• _SHORT TASK_: Omit pictures and quote the listing below line by line, from its start through the line that holds "import pandas as pd".

....

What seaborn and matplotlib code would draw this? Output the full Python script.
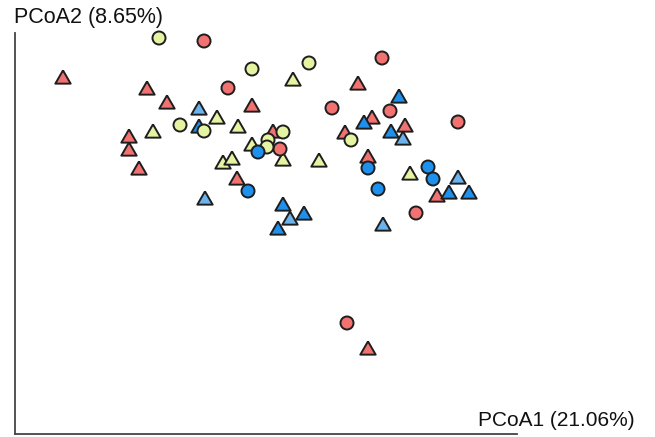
import matplotlib
matplotlib.use("Agg")
import matplotlib.pyplot as plt
import seaborn as sns
import pandas as pd

# PCoA coordinates (arbitrary linear units)
red_tri_x = [48, 132, 152, 237, 114, 114, 124, 222, 258, 343, 357, 390, 330, 353, 422, 353]
red_tri_y = [357, 346, 332, 329, 298, 285, 266, 256, 303, 351, 317, 309, 302, 278, 239, 86]
red_cir_x = [189, 213, 265, 367, 317, 375, 443, 401, 332]
red_cir_y = [393, 346, 285, 376, 326, 323, 312, 221, 111]
yel_cir_x = [144, 237, 294, 165, 189, 268, 253, 252, 336]
yel_cir_y = [396, 365, 371, 309, 303, 302, 294, 287, 294]
yel_tri_x = [278, 202, 223, 138, 237, 208, 217, 268, 304, 395]
yel_tri_y = [355, 317, 308, 303, 290, 272, 276, 275, 274, 261]
blu_tri_x = [184, 384, 349, 376, 434, 454, 268, 289, 263]
blu_tri_y = [308, 338, 312, 303, 242, 242, 230, 221, 206]
lbl_tri_x = [184, 388, 443, 368, 190, 275]
lbl_tri_y = [326, 296, 257, 210, 236, 216]
blu_cir_x = [243, 233, 353, 363, 413, 418]
blu_cir_y = [282, 243, 266, 245, 267, 255]

groups = ["A", "B", "C", "D"]
palette = {"A": "#F27171", "B": "#E5F4A2", "C": "#1E90EE", "D": "#6CB3EC"}
x_label = "PCoA1 (21.06%)"
y_label = "PCoA2 (8.65%)"

frames = []
for g, shape, xs, ys in [
    ("A", "triangle", red_tri_x, red_tri_y),
    ("A", "circle", red_cir_x, red_cir_y),
    ("B", "circle", yel_cir_x, yel_cir_y),
    ("B", "triangle", yel_tri_x, yel_tri_y),
    ("C", "triangle", blu_tri_x, blu_tri_y),
    ("D", "triangle", lbl_tri_x, lbl_tri_y),
    ("C", "circle", blu_cir_x, blu_cir_y),
]:
    frames.append(pd.DataFrame({"PC1": xs, "PC2": ys, "group": g, "shape": shape}))
df = pd.concat(frames, ignore_index=True)

sns.set_style("white")
plt.rcParams["font.family"] = ["Liberation Sans", "DejaVu Sans"]

fig = plt.figure(figsize=(6.55, 4.37), dpi=100)
ax = fig.add_axes([15 / 655, 3 / 437, 502 / 655, 401 / 437])

tri = [(0, 0.866), (-1, -0.866), (1, -0.866), (0, 0.866)]
sns.scatterplot(data=df[df["shape"] == "triangle"], x="PC1", y="PC2", hue="group",
                palette=palette, marker=tri, s=122, edgecolor="#1E1E1E",
                linewidth=1.4, legend=False, ax=ax, zorder=3, clip_on=False)
sns.scatterplot(data=df[df["shape"] == "circle"], x="PC1", y="PC2", hue="group",
                palette=palette, marker="o", s=88, edgecolor="#1E1E1E",
                linewidth=1.4, legend=False, ax=ax, zorder=3, clip_on=False)

ax.set_xlim(0, 502)
ax.set_ylim(0, 401)
ax.set_xticks([])
ax.set_yticks([])
ax.set_xlabel("")
ax.set_ylabel("")
for side in ["top", "right"]:
    ax.spines[side].set_visible(False)
for side in ["left", "bottom"]:
    ax.spines[side].set_color("#444444")
    ax.spines[side].set_linewidth(1.3)

fig.text(14 / 655, 1 - 17 / 437, y_label, ha="left", va="center", fontsize=15.5, color="#111111")
fig.text(635 / 655, 1 - 420 / 437, x_label, ha="right", va="center", fontsize=15, color="#111111")

fig.savefig("out.png", dpi=100)
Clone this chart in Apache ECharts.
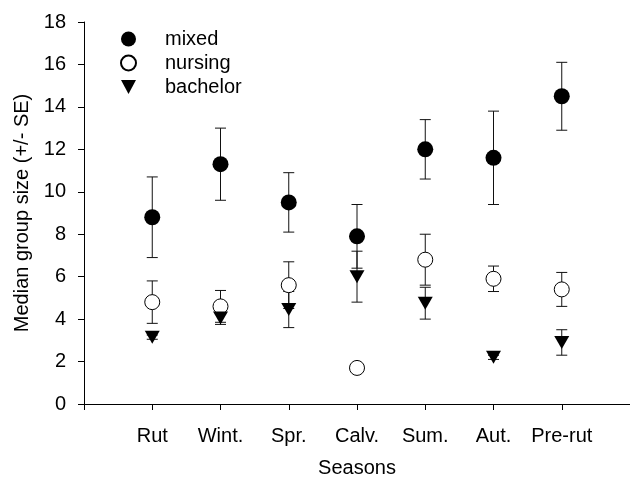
<!DOCTYPE html>
<html lang="en">
<head>
    <meta charset="UTF-8"/>
    <title>Median group size</title>
    <script src="https://cdn.jsdelivr.net/npm/echarts@6/dist/echarts.min.js"></script>
    <style>
        html, body { margin: 0; padding: 0; background: #fff; }
    </style>
</head>
<body>
<div id="main" style="width: 630px;height: 479px;"></div>
<script type="text/javascript">
    // seasons on the x axis
    var seasons = ['Rut', 'Wint.', 'Spr.', 'Calv.', 'Sum.', 'Aut.', 'Pre-rut'];
    var yTicks = [0, 2, 4, 6, 8, 10, 12, 14, 16, 18];

    // medians and SE
    var mixed = [8.8, 11.3, 9.5, 7.9, 12.0, 11.6, 14.5];
    var mixedSE = [1.9, 1.7, 1.4, 1.5, 1.4, 2.2, 1.6];
    var nursing = [4.8, 4.6, 5.6, 1.7, 6.8, 5.9, 5.4];
    var nursingSE = [1.0, 0.75, 1.1, 0, 1.2, 0.6, 0.8];
    var bachelor = [3.15, 4.05, 4.45, 6.0, 4.75, 2.2, 2.9];
    var bachelorSE = [0.1, 0.3, 0.85, 1.2, 0.75, 0.1, 0.6];

    var font = 'Liberation Sans, Arial, sans-serif';

    function points(vals) {
        return vals.map(function (v, i) { return [i + 1, v]; });
    }
    function bars(vals, se) {
        var out = [];
        vals.forEach(function (v, i) {
            if (se[i] > 0) out.push([i + 1, v - se[i], v + se[i]]);
        });
        return out;
    }
    function errorBars(name, vals, se) {
        return {
            type: 'custom',
            name: name + '-se',
            silent: true,
            data: bars(vals, se),
            renderItem: function (params, api) {
                var x = api.value(0);
                var lo = api.coord([x, api.value(1)]);
                var hi = api.coord([x, api.value(2)]);
                var w = 5.5;
                var st = { stroke: '#111', lineWidth: 1 };
                return {
                    type: 'group',
                    children: [
                        { type: 'line', shape: { x1: lo[0], y1: lo[1], x2: hi[0], y2: hi[1] }, style: st },
                        { type: 'line', shape: { x1: lo[0] - w, y1: lo[1], x2: lo[0] + w, y2: lo[1] }, style: st },
                        { type: 'line', shape: { x1: hi[0] - w, y1: hi[1], x2: hi[0] + w, y2: hi[1] }, style: st }
                    ]
                };
            }
        };
    }

    var myChart = echarts.init(document.getElementById('main'));

    myChart.setOption({
        animation: false,
        backgroundColor: '#fff',
        textStyle: { fontFamily: font },
        grid: { left: 84, right: 0, top: 22, bottom: 75, containLabel: false, outerBoundsMode: 'none' },
        legend: {
            orient: 'vertical',
            left: 115,
            top: 24,
            itemWidth: 15,
            itemHeight: 15,
            itemGap: 4,
            data: ['mixed', 'nursing', 'bachelor'],
            textStyle: { fontFamily: font, fontSize: 20, color: '#000', padding: [0, 0, 0, 24] }
        },
        xAxis: {
            type: 'value',
            min: 0,
            max: 8,
            interval: 1,
            name: 'Seasons',
            nameLocation: 'middle',
            nameGap: 54,
            nameTextStyle: { fontFamily: font, fontSize: 20, color: '#000' },
            axisLine: { lineStyle: { color: '#000', width: 1 } },
            axisTick: { inside: false, length: 6, lineStyle: { color: '#000' } },
            axisLabel: {
                margin: 22,
                fontFamily: font,
                fontSize: 20,
                color: '#000',
                formatter: function (v) { return seasons[v - 1] || ''; }
            },
            splitLine: { show: false }
        },
        yAxis: {
            type: 'value',
            min: yTicks[0],
            max: yTicks[yTicks.length - 1],
            interval: 2,
            name: 'Median group size (+/- SE)',
            nameLocation: 'middle',
            nameGap: 42,
            nameTextStyle: { fontFamily: font, fontSize: 20, color: '#000' },
            axisLine: { show: true, lineStyle: { color: '#000', width: 1 } },
            axisTick: { show: true, length: 6, lineStyle: { color: '#000' } },
            axisLabel: { margin: 18, fontFamily: font, fontSize: 20, color: '#000' },
            splitLine: { show: false }
        },
        series: [
            errorBars('mixed', mixed, mixedSE),
            {
                name: 'mixed',
                type: 'scatter',
                symbol: 'circle',
                symbolSize: 16,
                itemStyle: { color: '#000', opacity: 1 },
                data: points(mixed)
            },
            errorBars('nursing', nursing, nursingSE),
            {
                name: 'nursing',
                type: 'scatter',
                symbol: 'circle',
                symbolSize: 15,
                itemStyle: { color: '#fff', borderColor: '#000', borderWidth: 1, opacity: 1 },
                data: points(nursing)
            },
            errorBars('bachelor', bachelor, bachelorSE),
            {
                name: 'bachelor',
                type: 'scatter',
                symbol: 'path://M0,0L14,0L7,13Z',
                symbolSize: [15, 13],
                itemStyle: { color: '#000', opacity: 1 },
                data: points(bachelor)
            }
        ]
    });
</script>
</body>
</html>
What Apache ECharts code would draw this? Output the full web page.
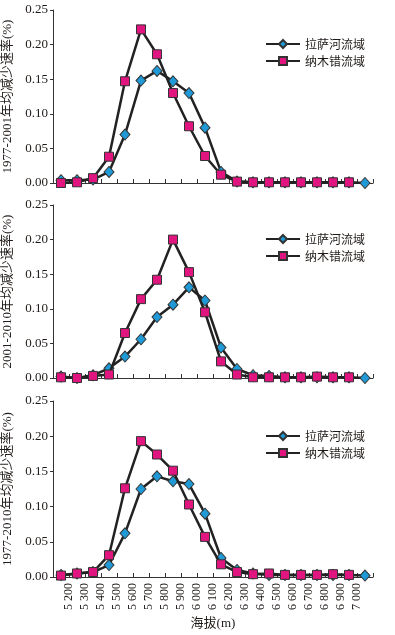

....

• _COMPLETED EXERCISE_:
What seaborn and matplotlib code would draw this? Output the full Python script.
import matplotlib
matplotlib.use("Agg")
import matplotlib.pyplot as plt
import seaborn as sns
import pandas as pd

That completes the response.